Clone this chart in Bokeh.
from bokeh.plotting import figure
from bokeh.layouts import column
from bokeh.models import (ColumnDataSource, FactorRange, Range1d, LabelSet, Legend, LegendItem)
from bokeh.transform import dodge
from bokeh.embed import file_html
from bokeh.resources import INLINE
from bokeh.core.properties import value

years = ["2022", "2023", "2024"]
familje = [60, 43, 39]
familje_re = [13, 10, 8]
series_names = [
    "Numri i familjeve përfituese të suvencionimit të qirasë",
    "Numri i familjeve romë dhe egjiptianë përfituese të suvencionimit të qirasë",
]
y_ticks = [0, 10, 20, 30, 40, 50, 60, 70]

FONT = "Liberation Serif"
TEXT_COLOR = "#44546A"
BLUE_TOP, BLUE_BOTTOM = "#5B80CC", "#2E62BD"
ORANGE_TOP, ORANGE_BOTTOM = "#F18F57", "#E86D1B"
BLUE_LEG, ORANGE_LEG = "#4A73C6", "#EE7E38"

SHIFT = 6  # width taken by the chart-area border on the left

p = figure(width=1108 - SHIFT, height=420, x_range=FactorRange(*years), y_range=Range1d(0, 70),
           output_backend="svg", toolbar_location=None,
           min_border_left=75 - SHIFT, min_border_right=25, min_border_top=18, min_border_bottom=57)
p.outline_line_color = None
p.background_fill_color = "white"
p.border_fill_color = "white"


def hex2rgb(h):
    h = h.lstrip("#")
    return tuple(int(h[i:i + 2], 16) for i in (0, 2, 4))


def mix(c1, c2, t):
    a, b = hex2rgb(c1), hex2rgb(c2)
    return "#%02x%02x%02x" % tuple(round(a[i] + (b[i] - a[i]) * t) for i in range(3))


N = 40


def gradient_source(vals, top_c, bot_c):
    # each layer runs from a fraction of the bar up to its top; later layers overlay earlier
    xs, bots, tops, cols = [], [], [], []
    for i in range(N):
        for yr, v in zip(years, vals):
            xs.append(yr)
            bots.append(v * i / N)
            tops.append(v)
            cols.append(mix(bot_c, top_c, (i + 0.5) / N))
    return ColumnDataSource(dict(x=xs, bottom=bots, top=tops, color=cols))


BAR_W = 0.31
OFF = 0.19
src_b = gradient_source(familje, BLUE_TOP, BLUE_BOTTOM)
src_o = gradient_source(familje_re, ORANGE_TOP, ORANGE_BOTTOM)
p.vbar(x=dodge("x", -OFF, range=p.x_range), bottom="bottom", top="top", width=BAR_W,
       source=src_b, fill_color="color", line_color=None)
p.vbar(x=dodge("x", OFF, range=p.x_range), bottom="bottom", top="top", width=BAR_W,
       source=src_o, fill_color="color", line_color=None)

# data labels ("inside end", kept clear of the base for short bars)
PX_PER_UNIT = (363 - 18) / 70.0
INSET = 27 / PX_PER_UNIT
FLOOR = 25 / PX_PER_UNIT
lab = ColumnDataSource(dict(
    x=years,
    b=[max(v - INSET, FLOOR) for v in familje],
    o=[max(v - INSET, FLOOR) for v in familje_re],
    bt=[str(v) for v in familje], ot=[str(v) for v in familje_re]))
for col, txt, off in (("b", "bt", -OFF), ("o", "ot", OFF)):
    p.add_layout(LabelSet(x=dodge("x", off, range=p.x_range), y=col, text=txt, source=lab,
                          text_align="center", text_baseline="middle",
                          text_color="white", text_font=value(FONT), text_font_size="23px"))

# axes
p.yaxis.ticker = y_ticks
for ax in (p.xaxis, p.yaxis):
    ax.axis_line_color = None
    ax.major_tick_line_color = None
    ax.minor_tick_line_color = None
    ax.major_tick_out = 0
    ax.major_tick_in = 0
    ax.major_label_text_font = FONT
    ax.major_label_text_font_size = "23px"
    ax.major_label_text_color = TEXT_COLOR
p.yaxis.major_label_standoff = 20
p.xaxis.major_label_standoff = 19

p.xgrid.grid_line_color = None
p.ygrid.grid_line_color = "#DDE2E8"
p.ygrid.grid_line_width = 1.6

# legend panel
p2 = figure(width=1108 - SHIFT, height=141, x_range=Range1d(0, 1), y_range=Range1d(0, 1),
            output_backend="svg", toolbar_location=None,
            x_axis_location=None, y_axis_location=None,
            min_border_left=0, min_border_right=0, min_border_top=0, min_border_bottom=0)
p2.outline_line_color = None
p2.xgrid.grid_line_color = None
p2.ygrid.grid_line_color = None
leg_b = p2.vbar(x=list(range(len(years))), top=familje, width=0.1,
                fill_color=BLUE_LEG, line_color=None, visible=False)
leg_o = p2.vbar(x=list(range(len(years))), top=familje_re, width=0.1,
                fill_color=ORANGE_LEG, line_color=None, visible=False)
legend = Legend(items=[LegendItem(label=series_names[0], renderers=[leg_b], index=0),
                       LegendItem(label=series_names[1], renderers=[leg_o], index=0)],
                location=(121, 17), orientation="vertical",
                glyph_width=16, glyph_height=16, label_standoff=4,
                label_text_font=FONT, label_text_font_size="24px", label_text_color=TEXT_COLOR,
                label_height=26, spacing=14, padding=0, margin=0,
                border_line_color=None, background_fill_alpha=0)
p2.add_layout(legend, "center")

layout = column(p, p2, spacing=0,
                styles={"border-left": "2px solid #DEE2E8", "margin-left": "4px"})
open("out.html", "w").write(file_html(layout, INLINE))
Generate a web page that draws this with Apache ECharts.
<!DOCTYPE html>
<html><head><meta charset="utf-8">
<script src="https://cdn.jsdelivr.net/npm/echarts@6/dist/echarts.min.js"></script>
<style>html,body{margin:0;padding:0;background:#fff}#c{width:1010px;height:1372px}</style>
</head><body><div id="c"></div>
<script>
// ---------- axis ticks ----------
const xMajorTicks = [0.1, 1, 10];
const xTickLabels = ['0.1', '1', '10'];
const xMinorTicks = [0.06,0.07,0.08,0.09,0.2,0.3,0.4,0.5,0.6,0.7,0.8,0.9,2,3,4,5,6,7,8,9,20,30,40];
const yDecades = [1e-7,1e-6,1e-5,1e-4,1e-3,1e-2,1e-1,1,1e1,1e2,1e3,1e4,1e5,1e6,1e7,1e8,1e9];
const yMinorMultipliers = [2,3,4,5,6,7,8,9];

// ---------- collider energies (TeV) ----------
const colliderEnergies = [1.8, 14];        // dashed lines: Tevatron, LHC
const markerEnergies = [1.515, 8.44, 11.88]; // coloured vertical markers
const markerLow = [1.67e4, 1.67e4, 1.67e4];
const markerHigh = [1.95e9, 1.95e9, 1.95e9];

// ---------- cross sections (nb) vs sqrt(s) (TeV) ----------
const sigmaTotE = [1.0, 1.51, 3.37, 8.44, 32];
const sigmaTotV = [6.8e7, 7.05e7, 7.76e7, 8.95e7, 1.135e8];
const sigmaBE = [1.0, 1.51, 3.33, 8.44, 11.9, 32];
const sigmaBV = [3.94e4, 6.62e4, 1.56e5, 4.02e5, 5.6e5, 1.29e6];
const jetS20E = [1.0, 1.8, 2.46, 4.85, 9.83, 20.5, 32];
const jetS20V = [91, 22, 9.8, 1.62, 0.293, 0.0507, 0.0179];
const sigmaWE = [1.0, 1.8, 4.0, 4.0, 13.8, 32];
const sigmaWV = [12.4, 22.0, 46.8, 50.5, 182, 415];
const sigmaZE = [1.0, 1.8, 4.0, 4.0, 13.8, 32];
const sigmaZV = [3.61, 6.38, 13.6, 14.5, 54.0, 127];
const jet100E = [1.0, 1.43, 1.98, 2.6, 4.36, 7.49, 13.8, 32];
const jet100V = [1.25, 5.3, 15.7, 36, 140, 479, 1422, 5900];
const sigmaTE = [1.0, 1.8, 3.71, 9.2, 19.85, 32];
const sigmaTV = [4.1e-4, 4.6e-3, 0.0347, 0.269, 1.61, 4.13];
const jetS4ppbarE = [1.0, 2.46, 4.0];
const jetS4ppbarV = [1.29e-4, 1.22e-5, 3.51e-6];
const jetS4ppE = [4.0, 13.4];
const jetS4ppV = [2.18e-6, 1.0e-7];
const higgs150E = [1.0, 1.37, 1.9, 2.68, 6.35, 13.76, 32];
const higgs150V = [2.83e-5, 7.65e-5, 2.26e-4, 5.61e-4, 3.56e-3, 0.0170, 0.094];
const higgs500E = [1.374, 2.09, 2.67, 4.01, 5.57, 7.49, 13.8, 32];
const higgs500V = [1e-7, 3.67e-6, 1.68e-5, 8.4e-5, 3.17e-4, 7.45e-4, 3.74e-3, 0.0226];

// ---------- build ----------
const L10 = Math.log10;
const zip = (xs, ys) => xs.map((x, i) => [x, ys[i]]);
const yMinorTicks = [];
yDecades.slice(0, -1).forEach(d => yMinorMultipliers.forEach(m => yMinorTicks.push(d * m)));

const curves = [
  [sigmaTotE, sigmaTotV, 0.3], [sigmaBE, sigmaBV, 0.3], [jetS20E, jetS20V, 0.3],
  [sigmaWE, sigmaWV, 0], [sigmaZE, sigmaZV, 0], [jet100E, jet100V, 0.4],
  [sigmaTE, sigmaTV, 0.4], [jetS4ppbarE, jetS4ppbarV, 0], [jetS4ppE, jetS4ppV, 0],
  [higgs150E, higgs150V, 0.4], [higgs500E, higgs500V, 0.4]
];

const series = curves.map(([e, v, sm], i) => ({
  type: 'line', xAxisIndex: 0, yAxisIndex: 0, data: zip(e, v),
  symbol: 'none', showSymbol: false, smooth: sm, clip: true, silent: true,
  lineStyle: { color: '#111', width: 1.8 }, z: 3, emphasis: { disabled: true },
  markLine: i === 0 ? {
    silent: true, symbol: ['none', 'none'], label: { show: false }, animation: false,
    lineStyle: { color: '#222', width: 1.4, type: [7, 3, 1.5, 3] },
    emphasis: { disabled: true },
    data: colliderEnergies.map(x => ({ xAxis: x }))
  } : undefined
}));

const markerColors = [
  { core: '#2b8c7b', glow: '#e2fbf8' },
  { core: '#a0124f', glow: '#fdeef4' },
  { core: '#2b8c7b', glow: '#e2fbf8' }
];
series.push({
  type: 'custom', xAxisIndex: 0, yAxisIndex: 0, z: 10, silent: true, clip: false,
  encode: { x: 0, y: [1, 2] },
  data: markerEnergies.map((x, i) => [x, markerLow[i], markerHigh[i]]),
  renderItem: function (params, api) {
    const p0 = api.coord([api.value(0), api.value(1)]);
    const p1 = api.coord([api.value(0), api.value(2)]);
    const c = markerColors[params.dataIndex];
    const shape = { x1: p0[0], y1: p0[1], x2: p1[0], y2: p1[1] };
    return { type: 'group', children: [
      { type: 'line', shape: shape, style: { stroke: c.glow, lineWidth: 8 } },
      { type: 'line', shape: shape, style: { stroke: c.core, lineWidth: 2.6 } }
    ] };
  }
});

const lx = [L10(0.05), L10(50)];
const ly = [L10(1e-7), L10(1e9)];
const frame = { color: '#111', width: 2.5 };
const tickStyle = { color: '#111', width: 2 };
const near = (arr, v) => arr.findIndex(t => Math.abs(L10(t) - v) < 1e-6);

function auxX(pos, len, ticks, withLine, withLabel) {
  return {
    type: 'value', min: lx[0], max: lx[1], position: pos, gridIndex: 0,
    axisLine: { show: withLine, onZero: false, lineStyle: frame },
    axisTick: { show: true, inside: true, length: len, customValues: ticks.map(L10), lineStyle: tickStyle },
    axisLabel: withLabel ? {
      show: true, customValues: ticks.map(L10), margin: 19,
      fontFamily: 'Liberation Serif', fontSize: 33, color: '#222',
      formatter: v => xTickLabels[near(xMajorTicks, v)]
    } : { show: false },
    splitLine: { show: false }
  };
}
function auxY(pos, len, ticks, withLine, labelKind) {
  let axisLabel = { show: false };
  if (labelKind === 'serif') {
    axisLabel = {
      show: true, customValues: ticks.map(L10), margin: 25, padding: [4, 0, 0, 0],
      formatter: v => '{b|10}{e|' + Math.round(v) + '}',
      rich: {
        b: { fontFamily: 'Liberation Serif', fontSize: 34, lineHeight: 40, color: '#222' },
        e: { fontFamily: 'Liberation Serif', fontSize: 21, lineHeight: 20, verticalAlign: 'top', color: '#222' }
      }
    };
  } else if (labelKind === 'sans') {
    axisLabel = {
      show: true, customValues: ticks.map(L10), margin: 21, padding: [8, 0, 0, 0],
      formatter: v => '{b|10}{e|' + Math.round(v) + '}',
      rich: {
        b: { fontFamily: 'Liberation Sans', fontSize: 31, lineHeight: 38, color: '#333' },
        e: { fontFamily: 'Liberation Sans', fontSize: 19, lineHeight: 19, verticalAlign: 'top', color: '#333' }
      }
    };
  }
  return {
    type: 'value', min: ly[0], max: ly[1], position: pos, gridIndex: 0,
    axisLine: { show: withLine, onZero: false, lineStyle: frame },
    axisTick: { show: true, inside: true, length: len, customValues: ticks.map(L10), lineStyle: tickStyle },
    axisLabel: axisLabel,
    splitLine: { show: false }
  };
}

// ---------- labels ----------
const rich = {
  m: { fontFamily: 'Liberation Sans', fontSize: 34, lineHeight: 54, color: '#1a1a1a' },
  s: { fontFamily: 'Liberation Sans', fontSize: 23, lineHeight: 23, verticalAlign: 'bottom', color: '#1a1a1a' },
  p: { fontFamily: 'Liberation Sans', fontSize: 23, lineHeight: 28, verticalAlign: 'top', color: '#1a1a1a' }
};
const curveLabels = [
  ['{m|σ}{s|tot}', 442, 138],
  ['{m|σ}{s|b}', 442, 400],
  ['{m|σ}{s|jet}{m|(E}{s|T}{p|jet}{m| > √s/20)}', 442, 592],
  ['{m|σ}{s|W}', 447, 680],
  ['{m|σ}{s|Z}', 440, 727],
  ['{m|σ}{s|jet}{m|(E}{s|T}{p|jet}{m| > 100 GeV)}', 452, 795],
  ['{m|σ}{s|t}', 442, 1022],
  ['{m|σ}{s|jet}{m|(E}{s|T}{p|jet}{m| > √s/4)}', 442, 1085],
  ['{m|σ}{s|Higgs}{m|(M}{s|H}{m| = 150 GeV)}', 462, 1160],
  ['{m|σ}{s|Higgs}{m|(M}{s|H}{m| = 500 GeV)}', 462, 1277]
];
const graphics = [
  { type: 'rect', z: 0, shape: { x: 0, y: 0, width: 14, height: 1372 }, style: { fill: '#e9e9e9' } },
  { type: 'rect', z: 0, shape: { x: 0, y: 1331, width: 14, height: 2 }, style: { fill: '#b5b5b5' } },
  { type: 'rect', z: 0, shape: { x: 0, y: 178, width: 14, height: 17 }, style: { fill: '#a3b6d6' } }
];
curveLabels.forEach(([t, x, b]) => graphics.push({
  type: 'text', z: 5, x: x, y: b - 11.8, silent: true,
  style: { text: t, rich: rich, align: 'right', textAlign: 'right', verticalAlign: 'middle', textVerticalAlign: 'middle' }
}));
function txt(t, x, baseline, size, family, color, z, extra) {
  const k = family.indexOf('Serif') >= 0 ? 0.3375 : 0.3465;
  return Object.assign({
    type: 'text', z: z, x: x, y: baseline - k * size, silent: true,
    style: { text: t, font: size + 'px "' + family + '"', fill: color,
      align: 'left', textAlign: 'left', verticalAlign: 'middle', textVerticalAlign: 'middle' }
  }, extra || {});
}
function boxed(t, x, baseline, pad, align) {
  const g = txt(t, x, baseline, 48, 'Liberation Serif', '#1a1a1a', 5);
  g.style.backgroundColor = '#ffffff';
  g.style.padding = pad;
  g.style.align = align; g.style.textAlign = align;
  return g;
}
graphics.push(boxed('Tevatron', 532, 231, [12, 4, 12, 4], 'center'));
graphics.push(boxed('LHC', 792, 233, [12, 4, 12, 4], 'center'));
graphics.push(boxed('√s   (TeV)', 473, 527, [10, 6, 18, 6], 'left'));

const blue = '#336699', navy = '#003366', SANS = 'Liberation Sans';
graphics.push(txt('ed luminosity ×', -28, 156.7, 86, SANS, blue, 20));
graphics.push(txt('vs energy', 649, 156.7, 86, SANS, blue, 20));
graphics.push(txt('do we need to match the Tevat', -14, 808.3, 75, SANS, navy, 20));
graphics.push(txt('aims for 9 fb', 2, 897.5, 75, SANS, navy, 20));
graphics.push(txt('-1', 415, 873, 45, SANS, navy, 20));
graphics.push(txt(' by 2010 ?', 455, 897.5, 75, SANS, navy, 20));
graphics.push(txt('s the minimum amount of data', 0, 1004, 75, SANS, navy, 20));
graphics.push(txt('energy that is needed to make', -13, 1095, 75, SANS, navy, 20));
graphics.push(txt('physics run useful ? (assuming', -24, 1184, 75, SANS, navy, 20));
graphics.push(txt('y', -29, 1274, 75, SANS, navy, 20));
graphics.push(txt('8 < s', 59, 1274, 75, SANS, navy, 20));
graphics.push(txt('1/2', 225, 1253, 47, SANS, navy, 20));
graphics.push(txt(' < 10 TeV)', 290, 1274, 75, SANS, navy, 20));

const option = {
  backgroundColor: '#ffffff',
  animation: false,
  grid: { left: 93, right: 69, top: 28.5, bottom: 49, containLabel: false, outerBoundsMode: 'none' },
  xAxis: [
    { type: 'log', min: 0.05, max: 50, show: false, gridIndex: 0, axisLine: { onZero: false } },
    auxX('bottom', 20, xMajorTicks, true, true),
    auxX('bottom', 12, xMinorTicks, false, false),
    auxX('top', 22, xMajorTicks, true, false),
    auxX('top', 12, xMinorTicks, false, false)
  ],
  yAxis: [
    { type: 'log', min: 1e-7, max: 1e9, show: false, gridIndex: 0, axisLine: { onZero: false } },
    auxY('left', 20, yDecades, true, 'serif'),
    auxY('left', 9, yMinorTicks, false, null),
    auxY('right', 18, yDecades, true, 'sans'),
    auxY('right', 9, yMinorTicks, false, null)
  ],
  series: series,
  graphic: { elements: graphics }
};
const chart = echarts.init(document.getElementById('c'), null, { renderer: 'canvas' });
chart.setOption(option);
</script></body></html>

WHAT YOU HAVE TO DO: Restate the first line and every line after it, word for word, stopping once the line with "from bokeh.core.properties import value" is done.

TASK ANSWER:
Clone this chart in Bokeh.
from bokeh.plotting import figure
from bokeh.layouts import column
from bokeh.models import (ColumnDataSource, FactorRange, Range1d, LabelSet, Legend, LegendItem)
from bokeh.transform import dodge
from bokeh.embed import file_html
from bokeh.resources import INLINE
from bokeh.core.properties import value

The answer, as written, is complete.